Accused of witchcraft and satanist rituals, a brothel owner, Darkey Kelly was partially hanged and burnt at the stake, on Baggot Street in Dublin's city center.

For generations, Darkey Kelly was known in Dublin’s folk memory as the woman who was burned at the stake for witchcraft after she accused the Sheriff of Dublin, Luttrell, of fathering her baby. However, research has revealed that she could have been Ireland’s first serial killer and the story of witchcraft is completely false.
Darkey Kelly was executed for the murder of at least five men. Their bodies were found in a brothel she owned, in Dublin.
It had been thought that she was executed for witchcraft, in 1746, but research has shown that she was executed in public, on January 7, 1761. She was partially hanged and then publicly burnt alive on Baggot Street, in Dublin city center.

The producer of “No Smoke Without Hellfire” a community radio show on Dublin’s South 93.9 FM told her story on his show on the 250th anniversary of her death, in January 2011. He told the Evening Herald newspaper that he and fellow researcher Phil O’Grady had made these new discoveries having read contemporary newspapers in the National Archives.
He said, “This series debunks the tale, passed on down the centuries, that Simon Luttrell, known as Lord Carhampton, was the principal cause of her execution."
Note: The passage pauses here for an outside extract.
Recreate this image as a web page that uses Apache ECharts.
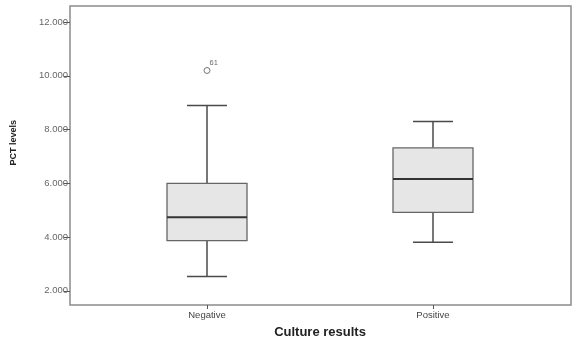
<!DOCTYPE html>
<html>
<head>
<meta charset="utf-8">
<script src="https://cdn.jsdelivr.net/npm/echarts@6/dist/echarts.min.js"></script>
<style>
  html, body { margin: 0; padding: 0; background: #fff; }
  #chart { width: 576px; height: 339px; }
</style>
</head>
<body>
<div id="chart"></div>
<script>
// Culture result groups
const categories = ['Negative', 'Positive'];
// Five-number summaries per group: [min whisker, Q1, median, Q3, max whisker]
const boxStats = [
  [2530, 3870, 4740, 6000, 8900],
  [3810, 4920, 6160, 7320, 8300]
];
// Outlying cases: [group index, value, case id]
const outliers = [
  [0, 10200, '61']
];
// Y-axis tick values
const yTicks = [2000, 4000, 6000, 8000, 10000, 12000];
const yMin = 1470;
const yMax = 12600;

const FONT = 'Liberation Sans, Arial, sans-serif';

function fmt(v) {
  return String(v).replace(/\B(?=(\d{3})+(?!\d))/g, '.');
}

const boxData = boxStats.map((s, i) => [i].concat(s));
const outlierData = outliers.map(o => ({ value: [o[0], o[1]], caseId: o[2] }));

const chart = echarts.init(document.getElementById('chart'), null, { renderer: 'canvas' });

chart.setOption({
  animation: false,
  backgroundColor: '#ffffff',
  grid: [
    { left: 70, right: 5, top: 6, bottom: 34, outerBoundsMode: 'none', containLabel: false,
      show: true, borderColor: '#8c8c8c', borderWidth: 1.5, backgroundColor: 'transparent' },
    { left: 94, right: 30, top: 6, bottom: 34, outerBoundsMode: 'none', containLabel: false }
  ],
  xAxis: [
    { gridIndex: 0, type: 'value', show: false, min: 0, max: 1 },
    {
      gridIndex: 1, type: 'category', data: categories, boundaryGap: true,
      axisLine: { show: false },
      axisTick: { show: true, alignWithLabel: true, length: 4, lineStyle: { color: '#555', width: 1 } },
      axisLabel: { fontFamily: FONT, fontSize: 9.5, color: '#444', margin: 5 },
      name: 'Culture results', nameLocation: 'middle', nameGap: 21,
      nameTextStyle: { fontFamily: FONT, fontSize: 13, fontWeight: 'bold', color: '#222' }
    }
  ],
  yAxis: [
    {
      gridIndex: 0, type: 'value', min: yMin, max: yMax,
      axisLine: { show: false },
      splitLine: { show: false },
      axisTick: { show: true, length: 6, customValues: yTicks, lineStyle: { color: '#555', width: 1 } },
      axisLabel: { fontFamily: FONT, fontSize: 9.5, color: '#666', margin: 2, customValues: yTicks, formatter: fmt }
    },
    { gridIndex: 1, type: 'value', min: yMin, max: yMax, show: false, splitLine: { show: false } }
  ],
  graphic: [
    {
      type: 'text', left: 9, top: 120, rotation: Math.PI / 2,
      style: { text: 'PCT levels', font: 'bold 9px ' + FONT, fill: '#222' },
      originX: 0, originY: 0
    }
  ],
  series: [
    {
      type: 'custom',
      xAxisIndex: 1, yAxisIndex: 1,
      data: boxData,
      encode: { x: 0, y: [1, 2, 3, 4, 5] },
      renderItem: function (params, api) {
        const idx = api.value(0);
        const band = api.size([1, 0])[0];
        const boxW = band * 0.354;
        const capW = band * 0.177;
        const pLow = api.coord([idx, api.value(1)]);
        const pQ1 = api.coord([idx, api.value(2)]);
        const pMed = api.coord([idx, api.value(3)]);
        const pQ3 = api.coord([idx, api.value(4)]);
        const pHigh = api.coord([idx, api.value(5)]);
        const cx = pMed[0];
        const lineStyle = { stroke: '#4a4a4a', lineWidth: 1.5 };
        return {
          type: 'group',
          children: [
            { type: 'line', shape: { x1: cx, y1: pQ3[1], x2: cx, y2: pHigh[1] }, style: lineStyle },
            { type: 'line', shape: { x1: cx, y1: pQ1[1], x2: cx, y2: pLow[1] }, style: lineStyle },
            { type: 'line', shape: { x1: cx - capW / 2, y1: pHigh[1], x2: cx + capW / 2, y2: pHigh[1] }, style: lineStyle },
            { type: 'line', shape: { x1: cx - capW / 2, y1: pLow[1], x2: cx + capW / 2, y2: pLow[1] }, style: lineStyle },
            { type: 'rect', shape: { x: cx - boxW / 2, y: pQ3[1], width: boxW, height: pQ1[1] - pQ3[1] },
              style: { fill: '#e6e6e6', stroke: '#666', lineWidth: 1.3 } },
            { type: 'line', shape: { x1: cx - boxW / 2, y1: pMed[1], x2: cx + boxW / 2, y2: pMed[1] },
              style: { stroke: '#333', lineWidth: 2 } }
          ]
        };
      }
    },
    {
      type: 'scatter',
      xAxisIndex: 1, yAxisIndex: 1,
      data: outlierData,
      symbol: 'circle', symbolSize: 6,
      itemStyle: { color: '#fff', borderColor: '#555', borderWidth: 1 },
      label: {
        show: true, position: [6, -8],
        formatter: p => p.data.caseId,
        fontFamily: FONT, fontSize: 7.5, color: '#444'
      }
    }
  ]
});
</script>
</body>
</html>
The old story goes that Darkey Kelly (whose name was Dorcas Kelly) ran the Maiden Tower brothel, in Copper Alley, off Fishamble Street. She became pregnant with the child of Dublin’s Sheriff Simon Luttrell, a member of the Hellfire Club. She demanded financial support from him.
Until now the story told was that he had responded by accusing her of witchcraft and killed her baby in a satanic ritual. The body was never found. Darkey was then burnt at the stake.
Newspapers from the time revealed that Dorcas Kelly was accused of killing shoemaker, John Dowling. Investigators then found the bodies of five men hidden in the vaults of her brothel. After her execution, prostitutes rioted on Copper Alley.
McLoughlin said “Women in 18th-century Ireland were second-class citizens and the execution of prisoners reflected that blatant sexism.
"Men found guilty of murder were just hanged, whereas women were throttled first, then burnt alive."